US court dismisses ‘rendition’ case

Alleged CIA kidnap victim’s case thrown out but separate Guantanamo transfer blocked.

Khaled El-Masri, CIA "rendition" case
El-Masri said he received no explanation for his detention by the US [AFP]

El-Masri said he was released five months later in Albania without any explanation, and is now demanding an apology from the US government and $75,000 in compensation.

 

Transfer blocked

 

“It’s the first time the judiciary has given a detainee any substantive right, in this case it is the right not to be tortured by the Tunisian government”

Joshua Denbeaux, Rahman’s lawyer

Meanwhile on Tuesday a US federal judge blocked the Pentagon from transferring a Guantanamo Bay detainee to Tunisia where he allegedly faces torture, in a landmark ruling in the treatment of detainees.

 

District Judge Gladys Kessler granted a preliminary injunction to halt a move by the defence department to transfer Mohammed Abdul Rahman to Tunisia.

 

Rahman, who has a heart condition, was convicted in absentia in Tunisia and sentenced to 20 years in prison. He was captured in Pakistan and allegedly handed over for a bounty.

 

Gordon England, the deputy secretary of defence, cleared Rahman for transfer after a military panel heard his case in 2005.

 

Unprecedented

 

The October 2 ruling, kept under seal until Tuesday, is an unprecedented direct intervention in the case of a Guantanamo Bay detainee, a human rights group and Rahman’s lawyers said.
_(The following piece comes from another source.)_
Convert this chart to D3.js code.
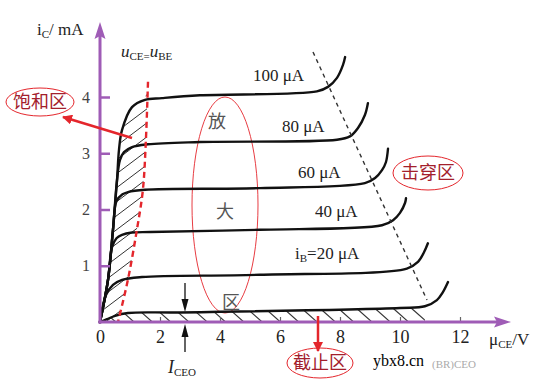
<!DOCTYPE html>
<html><head><meta charset="utf-8">
<script src="https://cdn.jsdelivr.net/npm/d3@7"></script>
<style>
html,body{margin:0;padding:0;background:#fff;}
svg{display:block;}
text{font-family:"Liberation Serif","DejaVu Serif",serif;}
.cjk{font-family:"Noto Sans CJK SC",sans-serif;}
</style></head>
<body>
<svg id="c" width="553" height="392"></svg>
<script>
// ---- data (V, mA) ----
const xTicks = [0, 2, 4, 6, 8, 10, 12];
const yTicks = [1, 2, 3, 4];
const curveLabels = ["100 μA", "80 μA", "60 μA", "40 μA", "20 μA"];
const ib100 = [[0,0],[0.267,0.75],[0.433,1.64],[0.567,2.52],[0.633,3.06],[0.733,3.41],[1.067,3.82],[1.5,3.95],[2.067,3.98],[3.33,4.03],[7.23,4.1],[7.6,4.18],[7.9,4.34],[8.1,4.57],[8.17,4.71]];
const ib80 = [[0,0],[0.267,0.75],[0.433,1.64],[0.567,2.52],[0.667,2.88],[0.8,3.02],[1.067,3.11],[1.6,3.16],[3.33,3.2],[7.9,3.24],[8.33,3.3],[8.6,3.45],[8.83,3.68],[8.93,3.89]];
const ib60 = [[0,0],[0.267,0.75],[0.433,1.64],[0.55,2.15],[0.75,2.27],[0.933,2.31],[1.5,2.35],[5.33,2.38],[8.83,2.47],[9.17,2.56],[9.4,2.7],[9.53,2.84],[9.6,3.08]];
const ib40 = [[0,0],[0.267,0.75],[0.4,1.33],[0.55,1.49],[0.733,1.55],[1.067,1.59],[1.67,1.6],[5.33,1.64],[9.4,1.72],[9.77,1.81],[10,1.94],[10.17,2.12],[10.2,2.2]];
const ib20 = [[0,0],[0.2,0.48],[0.433,0.66],[0.733,0.75],[1.4,0.8],[5.33,0.84],[10.23,0.95],[10.6,1.07],[10.8,1.24],[10.93,1.4]];
const iceo = [[0,0],[0.233,0.05],[0.5,0.11],[0.933,0.16],[2.67,0.17],[10,0.25],[10.83,0.28],[11.23,0.39],[11.43,0.53],[11.6,0.71]];
const satBoundary = [[1.6,4.27],[1.53,3.24],[1.43,2.35],[1.23,1.64],[0.93,0.75],[0.6,0]];
const breakdownLine = [[7.1,4.8],[10.9,0.39]];

const svg = d3.select("#c");
const x = d3.scaleLinear().domain([0, 12]).range([100, 460]);
const y = d3.scaleLinear().domain([0, 4]).range([322, 97]);
const purple = "#9f5cb6";
const red = "#e4262c";
const darkRed = "#a3202c";

const lineCR = d3.line().x(d => x(d[0])).y(d => y(d[1])).curve(d3.curveCatmullRom.alpha(0.5));
const lineLin = d3.line().x(d => x(d[0])).y(d => y(d[1]));

const defs = svg.append("defs");
const env = ib100.filter(d => d[0] <= 1.6);
defs.append("clipPath").attr("id","satClip").append("path")
  .attr("d", lineCR(env) + lineLin(satBoundary).replace("M","L") + "Z");
defs.append("clipPath").attr("id","cutClip").append("path")
  .attr("d", lineCR(iceo.filter(d => d[0] <= 10.83)) + "L" + x(10.83) + "," + y(0) + "L" + x(0) + "," + y(0) + "Z");

// hatching saturation
const gs = svg.append("g").attr("clip-path","url(#satClip)");
d3.range(-4, 24).forEach(i => {
  const y0 = 330 - i * 14;
  gs.append("line").attr("x1", 95).attr("y1", y0).attr("x2", 160).attr("y2", y0 - 49)
    .attr("stroke","#333").attr("stroke-width",1);
});
// hatching cutoff
const gc = svg.append("g").attr("clip-path","url(#cutClip)");
d3.range(0, 20).forEach(i => {
  const x0 = 100 + i * 18.3;
  gc.append("line").attr("x1", x0).attr("y1", 308).attr("x2", x0 + 18).attr("y2", 324)
    .attr("stroke","#333").attr("stroke-width",1.1);
});

// big ellipse for amplification region
svg.append("ellipse").attr("cx",225).attr("cy",205).attr("rx",33).attr("ry",108)
  .attr("fill","none").attr("stroke",red).attr("stroke-width",0.9);

// curves
[ib100, ib80, ib60, ib40, ib20, iceo].forEach(c => {
  svg.append("path").attr("d", lineCR(c)).attr("fill","none")
    .attr("stroke","#111").attr("stroke-width",2.4).attr("stroke-linecap","round");
});

// breakdown dashed line
svg.append("path").attr("d", lineLin(breakdownLine)).attr("fill","none")
  .attr("stroke","#333").attr("stroke-width",1.4).attr("stroke-dasharray","4,4");

// saturation boundary red dashed
svg.append("path").attr("d", lineCR(satBoundary)).attr("fill","none")
  .attr("stroke",red).attr("stroke-width",2.4).attr("stroke-dasharray","6,4");

// axes
const yAxis = d3.axisLeft(y).tickValues(yTicks).tickFormat(d3.format("d"))
  .tickSizeInner(-10).tickSizeOuter(0).tickPadding(10);
const gy = svg.append("g").attr("transform","translate(100,0)").call(yAxis);
gy.select(".domain").remove();
gy.selectAll(".tick line").attr("stroke",purple).attr("stroke-width",2.5);
gy.selectAll(".tick text").attr("font-size",16).attr("fill","#444")
  .attr("font-family","Liberation Serif, serif");

const xAxis = d3.axisBottom(x).tickValues(xTicks).tickFormat(d3.format("d"))
  .tickSizeInner(-5).tickSizeOuter(0).tickPadding(8);
const gx = svg.append("g").attr("transform","translate(0,322)").call(xAxis);
gx.select(".domain").remove();
gx.selectAll(".tick line").attr("stroke","#666").attr("stroke-width",1.2);
gx.selectAll(".tick text").attr("font-size",18).attr("fill","#222")
  .attr("font-family","Liberation Serif, serif");

// axis lines with arrows
svg.append("line").attr("x1",100).attr("y1",323.5).attr("x2",100).attr("y2",36)
  .attr("stroke",purple).attr("stroke-width",3);
svg.append("path").attr("d","M100,22 L94.5,39 L100,36 L105.5,39 Z").attr("fill",purple);
svg.append("line").attr("x1",98.5).attr("y1",322).attr("x2",497).attr("y2",322)
  .attr("stroke",purple).attr("stroke-width",3);
svg.append("path").attr("d","M511,322 L494,316.5 L497,322 L494,327.5 Z").attr("fill",purple);

// axis titles
const yt = svg.append("text").attr("x",37).attr("y",35).attr("font-size",17).attr("fill","#222");
yt.append("tspan").text("i");
yt.append("tspan").attr("font-size",11).attr("dy",3).text("C");
yt.append("tspan").attr("dy",-3).text("/ mA");
const xt = svg.append("text").attr("x",489).attr("y",345).attr("font-size",17).attr("fill","#222");
xt.append("tspan").text("μ");
xt.append("tspan").attr("font-size",11).attr("dy",3).text("CE");
xt.append("tspan").attr("dy",-3).text("/V");

// uCE = uBE label
const ul = svg.append("text").attr("x",121).attr("y",57).attr("font-size",17).attr("fill","#222");
ul.append("tspan").attr("font-style","italic").text("u");
ul.append("tspan").attr("font-size",11).attr("dy",3).text("CE=");
ul.append("tspan").attr("font-style","italic").attr("font-size",17).attr("dy",-3).text("u");
ul.append("tspan").attr("font-size",11).attr("dy",3).text("BE");

// curve labels
const labPos = [[253,81],[282,132],[298,178],[315,217],[295,259]];
curveLabels.forEach((t, i) => {
  const tx = svg.append("text").attr("x",labPos[i][0]).attr("y",labPos[i][1])
    .attr("font-size",17).attr("fill","#222");
  if (i === 4) {
    tx.append("tspan").text("i");
    tx.append("tspan").attr("font-size",11).attr("dy",3).text("B");
    tx.append("tspan").attr("dy",-3).text("=" + t);
  } else tx.text(t);
});

// region labels in big ellipse
[["放",217,122],["大",225,212],["区",231,303]].forEach(d => {
  svg.append("text").attr("class","cjk").attr("x",d[1]).attr("y",d[2]).attr("dy","0.36em")
    .attr("text-anchor","middle").attr("font-size",18).attr("fill","#555").text(d[0]);
});

// labelled ellipses
function tag(txt, cx, cy, rx, ry) {
  svg.append("ellipse").attr("cx",cx).attr("cy",cy).attr("rx",rx).attr("ry",ry)
    .attr("fill","none").attr("stroke",red).attr("stroke-width",1);
  svg.append("text").attr("class","cjk").attr("x",cx).attr("y",cy).attr("dy","0.36em")
    .attr("text-anchor","middle").attr("font-size",18).attr("fill",darkRed).text(txt);
}
tag("饱和区", 40, 102, 34, 14);
tag("击穿区", 428, 173, 35, 17);
tag("截止区", 320, 363, 33, 15);

// red arrows
defs.append("marker").attr("id","rArr").attr("viewBox","0 0 10 10").attr("refX",9).attr("refY",5)
  .attr("markerWidth",4).attr("markerHeight",4).attr("orient","auto")
  .append("path").attr("d","M0,0 L10,5 L0,10 Z").attr("fill",red);
svg.append("line").attr("x1",132).attr("y1",138).attr("x2",63).attr("y2",117)
  .attr("stroke",red).attr("stroke-width",2.5).attr("marker-end","url(#rArr)");
svg.append("line").attr("x1",318).attr("y1",316).attr("x2",318).attr("y2",351)
  .attr("stroke",red).attr("stroke-width",2.5).attr("marker-end","url(#rArr)");

// ICEO arrows
svg.append("line").attr("x1",185).attr("y1",283).attr("x2",185).attr("y2",302).attr("stroke","#111").attr("stroke-width",1.3);
svg.append("path").attr("d","M185,312 L181.5,299 L188.5,299 Z").attr("fill","#111");
svg.append("line").attr("x1",185).attr("y1",334).attr("x2",185).attr("y2",352).attr("stroke","#111").attr("stroke-width",1.3);
svg.append("path").attr("d","M185,324 L181.5,337 L188.5,337 Z").attr("fill","#111");
const ic = svg.append("text").attr("x",168).attr("y",373).attr("font-size",18).attr("fill","#222");
ic.append("tspan").attr("font-style","italic").text("I");
ic.append("tspan").attr("font-size",11).attr("dy",3).text("CEO");

// faint text + watermark
svg.append("text").attr("x",432).attr("y",368).attr("font-size",11).attr("fill","#aaa").text("(BR)CEO");
svg.append("text").attr("x",373).attr("y",366).attr("font-size",16)
  .attr("font-family","Liberation Sans, Arial, sans-serif").attr("fill","#000").text("ybx8.cn");
</script>
</body></html>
Jennifer Daskal, senior counter-terrorism counsel for Human Rights Watch, said: “This is the first time since congress tried to strip court jurisdiction over detainees that a court stepped in and said to the administration, ‘Hey wait. You can’t do what you say you want to do.'”

 

Some 330 men accused of links to al-Qaeda or the Taliban remain held at the US military prison in Cuba.

 

Joshua Denbeaux, Rahman’s lawyer, praised the ruling.
 

“It’s the first time the judiciary has given a detainee any substantive right, in this case it is the right not to be tortured by the Tunisian government,” he said.



‘National security’

The Bush administration is not likely to welcome Kessler’s ruling, but will welcome the verdict in el-Masri’s case.

 

It had called on the Supreme Court to reject the case for reasons of national security, arguing it could neither confirm nor deny el-Masri’s allegations without revealing the secret activities of the CIA.

 

El-Masri’s lawyers from the American Civil Liberties Union challenged what they called the Bush administration’s increased invoking of national security secrets to prevent any judicial inquiry into serious allegations of misconduct.

 

El-Masri’s case sparked outrage in Germany and prompted a parliamentary inquiry to find out what the authorities might have known about US “renditions”.

 

The Bush administration has also used the so-called state secrets privilege in an effort to dismiss lawsuits over a domestic spying programme created after the September 11, 2001 attacks.

El-Masri’s lawyers said “as a matter of law and common sense, the government cannot legitimately keep secret what is already widely known”.

 

If the Supreme Court rejected el-Masri’s case, then “the government may engage in torture, declare it a state secret and by virtue of that designation avoid any judicial accountability for conduct that even the government purports to condemn as unlawful under all circumstances”, they said before the ruling was handed down.